If the commit is acceptable, the hook can return the after state as-is or it can make some additional modifications and return the resulting node state. The returned state is then passed as the after state to the next hook until all the hooks have had a chance to process the commit. The resulting final node state is then persisted as a new revision and made available to other Oak clients.

Commit editors

In practice most commit hooks are interested in the content diff as returned by the compareAgainstBaseState call mentioned above. This call can be somewhat expensive especially for large commits, so it's not a good idea for multiple commit hooks to each do a separate diff. A more efficient approach is to do the diff just once and have multiple hooks process it in parallel. The commit editor mechanism is used for this purpose. An editor is essentially a commit hook optimized for processing content diffs.

Instead of a list of separate hooks, the editors are all handled by a single EditorHook instance. This hook handles the details of performing the content diff and notifying all available editors about the detected content changes. The editors are provided by a list of EditorProvider instances that implement the following method:

Editor getRootEditor(
    NodeState before, NodeState after, NodeBuilder builder)
    throws CommitFailedException;

Instead of comparing the given before and after states directly, the provider is expected to return an Editor instance to be used for the comparison. The before and after states are passed to this method so that the provider can collect generic information like node type definitions that is needed to construct the returned editor.

The given NodeBuilder instance can be used by the returned editor to make modifications based on the detected content changes. The builder is based on the after state, but it is shared by multiple editors so during the diff processing it might no longer exactly match the after state. Editors within a single editor hook should generally not attempt to make conflicting changes.

The Editor interface is much like the NodeStateDiff interface described earlier. The main differences are that all the editor methods are allowed to throw CommitFailedExceptions and that the child node modification methods all return a further Editor instance.

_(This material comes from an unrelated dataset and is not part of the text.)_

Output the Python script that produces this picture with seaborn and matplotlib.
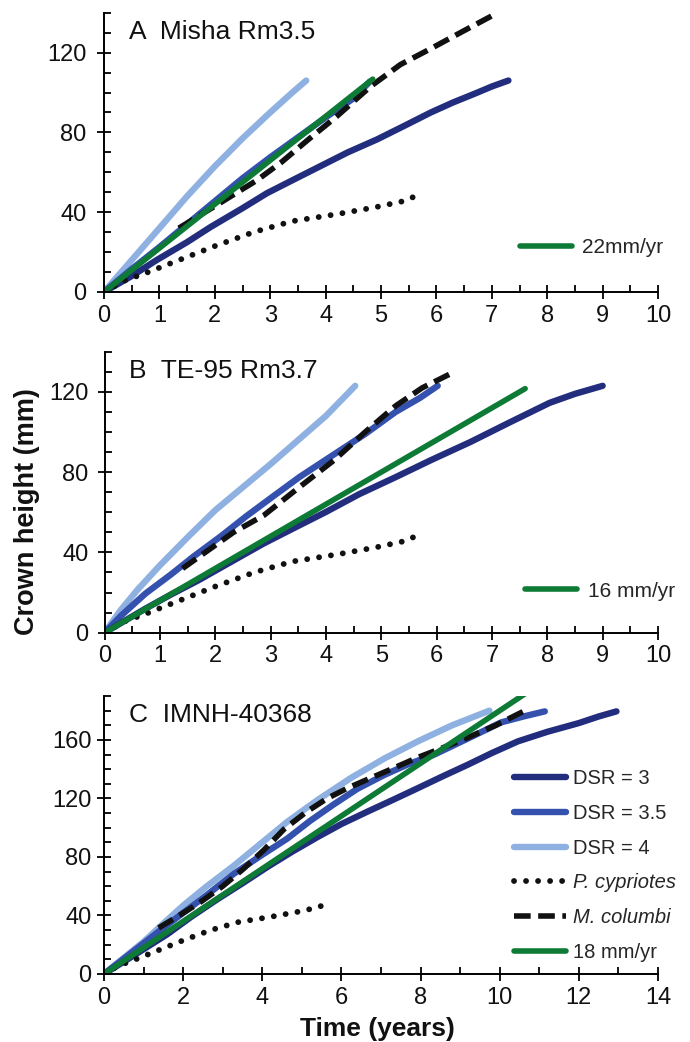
import matplotlib
matplotlib.use("Agg")
import matplotlib.pyplot as plt
from matplotlib.ticker import MultipleLocator
import seaborn as sns

# ---------------- data ----------------
# P. cypriotes growth curve (shown in every panel)
cyp_t = [0, 0.35, 0.8, 1.4, 2.0, 2.7, 3.4, 4.2, 4.9, 5.4, 5.75]
cyp_h = [0, 5.5, 10, 16.5, 23, 30, 35.5, 39, 42.5, 45.5, 49.5]

# Panel A - Misha Rm3.5
a_dsr3_t = [0, 0.5, 0.95, 1.5, 1.92, 2.5, 2.94, 3.4, 3.9, 4.4, 4.93, 5.4,
            5.9, 6.3, 6.7, 7.0, 7.3]
a_dsr3_h = [0, 8, 16, 25, 32.5, 42, 49.5, 56, 63, 70, 76.5, 83,
            90, 95, 99.5, 103, 106]
a_dsr35_t = [0, 0.5, 1, 1.5, 2, 2.5, 3, 3.5, 4, 4.5, 4.8]
a_dsr35_h = [0, 11.5, 22.5, 34, 45.5, 57, 67.5, 77.5, 87.5, 97, 105.5]
a_dsr4_t = [0, 0.5, 1, 1.5, 2, 2.5, 3, 3.2, 3.4, 3.65]
a_dsr4_h = [0, 16, 32, 48, 63, 77, 90, 95, 100, 106]
a_col_t = [1.35, 2.0, 2.76, 3.2, 3.67, 4.2, 4.81, 5.35, 5.9, 6.5, 7.04]
a_col_h = [32, 43, 56, 65, 76, 88, 103, 114, 122, 131, 139]
a_rate = 22
a_rate_t = [0, 4.85]
a_rate_label = "22mm/yr"

# Panel B - TE-95 Rm3.7
b_dsr3_t = [0, 0.74, 1.2, 1.69, 2.3, 2.88, 3.45, 3.99, 4.6, 5.26, 5.9,
            6.61, 7.3, 8.04, 8.5, 9.0]
b_dsr3_h = [0, 12, 19, 26, 35.5, 44.5, 52.5, 60, 69, 77.5, 86,
            95, 104.5, 114.5, 119, 123]
b_dsr35_t = [0, 0.3, 0.74, 1.2, 1.61, 2.1, 2.56, 3.05, 3.52, 4.1, 4.71,
             5.26, 5.7, 6.02]
b_dsr35_h = [0, 8.5, 19.5, 29, 38, 48, 58, 68, 77.5, 88, 99,
             110, 117, 123]
b_dsr4_t = [0, 0.3, 0.6, 1.0, 1.5, 2.0, 2.5, 3.0, 3.5, 4.0, 4.53]
b_dsr4_h = [0, 11.5, 21.5, 33.5, 47.5, 61, 72.5, 84, 96, 108, 123]
b_col_t = [1.41, 2.33, 2.88, 3.52, 4.15, 4.71, 5.26, 5.74, 6.25]
b_col_h = [32, 50, 58.5, 72.5, 86, 100, 113, 122, 129]
b_rate = 16
b_rate_t = [0, 7.6]
b_rate_label = "16 mm/yr"

# Panel C - IMNH-40368
c_dsr3_t = [0, 0.8, 1.59, 2.2, 2.86, 3.5, 4.12, 4.75, 5.39, 6.0, 6.66,
            7.3, 7.93, 8.55, 9.19, 9.8, 10.46, 11.2, 12.0, 12.5, 12.95]
c_dsr3_h = [0, 13.5, 27, 39, 51, 62, 73, 83.5, 93.5, 102.5, 111,
            119, 127, 135, 143, 151, 159, 165.5, 171.5, 176, 179.5]
c_dsr35_t = [0, 0.5, 1, 1.5, 2.01, 2.6, 3.28, 4.0, 4.63, 5.2, 5.81,
             6.4, 7.08, 7.7, 8.35, 9.2, 10.04, 10.6, 11.14]
c_dsr35_h = [0, 10.5, 21, 31.5, 42, 54, 68.5, 81.5, 92.5, 104.5, 116,
             126.5, 136, 143.5, 150, 161, 172, 176, 179.5]
c_dsr4_t = [0, 0.5, 1, 1.5, 2.01, 2.6, 3.28, 4.0, 4.63, 5.4, 6.24,
            7.1, 7.93, 8.8, 9.74]
c_dsr4_h = [0, 11, 22, 34.5, 47, 60, 74, 90, 104, 119, 134,
            147.5, 159, 170, 180]
c_col_t = [1.38, 1.9, 2.43, 3.0, 3.53, 4.05, 4.55, 5.1, 5.64, 6.15, 6.66,
           7.3, 7.93, 8.55, 9.19, 9.9, 10.6]
c_col_h = [31.5, 40, 49, 60, 72, 85, 99, 110.5, 120, 127, 133,
           140.5, 148, 154.5, 161.5, 170, 179.5]
c_rate = 18
c_rate_t = [0, 10.7]
c_rate_label = "18 mm/yr"

panel_titles = ["A  Misha Rm3.5", "B  TE-95 Rm3.7", "C  IMNH-40368"]
legend_labels = ["DSR = 3", "DSR = 3.5", "DSR = 4", "P. cypriotes", "M. columbi"]
y_label = "Crown height (mm)"
x_label = "Time (years)"

# ---------------- style ----------------
sns.set_theme(style="ticks")
plt.rcParams["font.family"] = ["Liberation Sans", "DejaVu Sans"]
plt.rcParams["axes.linewidth"] = 1.4

C_DSR3 = "#222d7d"
C_DSR35 = "#3451ae"
C_DSR4 = "#8fb1e2"
C_GREEN = "#0d7a35"
C_BLACK = "#111111"

LW_DSR = 4.6
LW_RATE = 4.0
LW_DOT = 4.2
LW_DASH = 4.0
DOTTED = (0, (0.01, 2.05))
DASHED = (0, (3.0, 1.35))

W, H = 690, 1042
fig = plt.figure(figsize=(W / 100, H / 100), dpi=100)


def box(left, top, right, bottom):
    return [left / W, 1 - bottom / H, (right - left) / W, (bottom - top) / H]


ax_a = fig.add_axes(box(104, 12.7, 658, 292))
ax_b = fig.add_axes(box(104.5, 351.7, 658, 632.7))
ax_c = fig.add_axes(box(104, 696, 658, 974))


def draw_panel(ax, dsr3, dsr35, dsr4, col, rate, rate_t, rate_label):
    sns.lineplot(x=dsr4[0], y=dsr4[1], ax=ax, color=C_DSR4, lw=LW_DSR,
                 estimator=None, sort=False, solid_capstyle="round",
                 solid_joinstyle="round", label=legend_labels[2])
    sns.lineplot(x=dsr35[0], y=dsr35[1], ax=ax, color=C_DSR35, lw=LW_DSR,
                 estimator=None, sort=False, solid_capstyle="round",
                 solid_joinstyle="round", label=legend_labels[1])
    sns.lineplot(x=dsr3[0], y=dsr3[1], ax=ax, color=C_DSR3, lw=LW_DSR,
                 estimator=None, sort=False, solid_capstyle="round",
                 solid_joinstyle="round", label=legend_labels[0])
    sns.lineplot(x=cyp_t, y=cyp_h, ax=ax, color=C_BLACK, lw=LW_DOT,
                 estimator=None, sort=False, linestyle=DOTTED,
                 dash_capstyle="round", label=legend_labels[3])
    sns.lineplot(x=col[0], y=col[1], ax=ax, color=C_BLACK, lw=LW_DASH,
                 estimator=None, sort=False, linestyle=DASHED,
                 dash_capstyle="butt", label=legend_labels[4])
    rate_h = [rate * t for t in rate_t]
    sns.lineplot(x=rate_t, y=rate_h, ax=ax, color=C_GREEN, lw=LW_RATE,
                 estimator=None, sort=False, solid_capstyle="round",
                 label=rate_label)
    ax.get_legend().remove()
    sns.despine(ax=ax)
    ax.set_xlabel("")
    ax.set_ylabel("")


draw_panel(ax_a, (a_dsr3_t, a_dsr3_h), (a_dsr35_t, a_dsr35_h),
           (a_dsr4_t, a_dsr4_h), (a_col_t, a_col_h), a_rate, a_rate_t,
           a_rate_label)
draw_panel(ax_b, (b_dsr3_t, b_dsr3_h), (b_dsr35_t, b_dsr35_h),
           (b_dsr4_t, b_dsr4_h), (b_col_t, b_col_h), b_rate, b_rate_t,
           b_rate_label)
draw_panel(ax_c, (c_dsr3_t, c_dsr3_h), (c_dsr35_t, c_dsr35_h),
           (c_dsr4_t, c_dsr4_h), (c_col_t, c_col_h), c_rate, c_rate_t,
           c_rate_label)

# axis limits and ticks
for ax, xmax, xmaj, ymax, ypad in [(ax_a, 10, 1, 140, 7.5),
                                   (ax_b, 10, 1, 140, 6.5),
                                   (ax_c, 14, 2, 190, 4)]:
    ax.set_xlim(0, xmax)
    ax.set_ylim(0, ymax)
    ax.xaxis.set_major_locator(MultipleLocator(xmaj))
    ax.xaxis.set_minor_locator(MultipleLocator(xmaj / 2))
    ax.yaxis.set_major_locator(MultipleLocator(40))
    ax.yaxis.set_minor_locator(MultipleLocator(10))
    ax.tick_params(which="major", direction="inout", length=10, width=1.3,
                   labelsize=17, color="black", labelcolor="#111111")
    ax.tick_params(which="minor", direction="in", length=5, width=1.3,
                   color="black")
    ax.tick_params(axis="x", which="major", pad=4)
    ax.tick_params(axis="y", which="major", pad=ypad)
    for s in ("left", "bottom"):
        ax.spines[s].set_color("black")
    ax.set_facecolor("white")

# panel titles
for ax, title in zip([ax_a, ax_b, ax_c], panel_titles):
    ax.text(0.045, 0.93, title, transform=ax.transAxes, fontsize=19,
            va="center", ha="left", color="#111111")

# single-entry legends for the growth-rate line
for ax, x0, y0 in [(ax_a, 0.75, 0.159), (ax_b, 0.76, 0.148)]:
    green = ax.get_lines()[-1]
    ax.legend(handles=[green], loc="center left", bbox_to_anchor=(x0, y0),
              frameon=False, fontsize=15, handlelength=2.5,
              handletextpad=0.5, borderpad=0, borderaxespad=0)

# full legend in panel C
lines_c = ax_c.get_lines()
order = [2, 1, 0, 3, 4, 5]
leg = ax_c.legend(handles=[lines_c[i] for i in order], loc="center left",
                  bbox_to_anchor=(0.74, 0.39), frameon=False, fontsize=14.5,
                  handlelength=2.6, handletextpad=0.35, borderpad=0,
                  borderaxespad=0, labelspacing=0.78)
for txt in leg.get_texts():
    if txt.get_text() in ("P. cypriotes", "M. columbi"):
        txt.set_fontstyle("italic")

# shared axis labels
fig.text(27 / W, 1 - 512 / H, y_label, rotation=90, ha="center", va="center",
         fontsize=19.5, fontweight="bold", color="#111111")
fig.text(377 / W, 1 - 1036 / H, x_label, ha="center", va="baseline",
         fontsize=19, fontweight="bold", color="#111111")

fig.savefig("out.png", dpi=100, facecolor="white")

The idea is that each editor instance is normally used for observing the changes to just a single node. When there are changes to a subtree below that node, the relevant child node modification method is expected to return a new editor instance for observing changes in that subtree. The editor hook keeps track of these returned “sub-editors” and recursively notifies them of changes in the relevant subtrees.

If an editor is not interested in changes inside a particular subtree it can return null to notify the editor hook that there's no need to recurse down that subtree. And if the effect of an editor isn't tied to the location of the changes within the content tree, it can just return itself. A good example is a name validator that simply checks the validity of all names regardless of where they're stored. If the location is relevant, for example when you need to keep track of the path of the changed node, you can store that information as internal state of the returned editor instance.

Commit validators

As mentioned, a common use for commit hooks is to verify that all content changes preserve the applicable constraints. For example the repository may want to enforce the integrity of reference properties, the constraints defined in node types, or simply the well-formedness of the names used. Such validation is typically based on the content diff of a commit, so the editor mechanism is a natural match. Additionally, since validation doesn't imply any further content modifications, the editor mechanism can be further restricted for this particular case.

The abstract ValidatorProvider class and the related Validator interface are based on the respective editor interfaces. The main difference is that the validator provider drops the NodeBuilder argument to make it impossible for any validators to even accidentally modify the commit being processed. Thus, even though there's no performance benefit to using the Validator interface instead of Editor, it's a good idea to do so whenever possible to make the intention of your code clearer.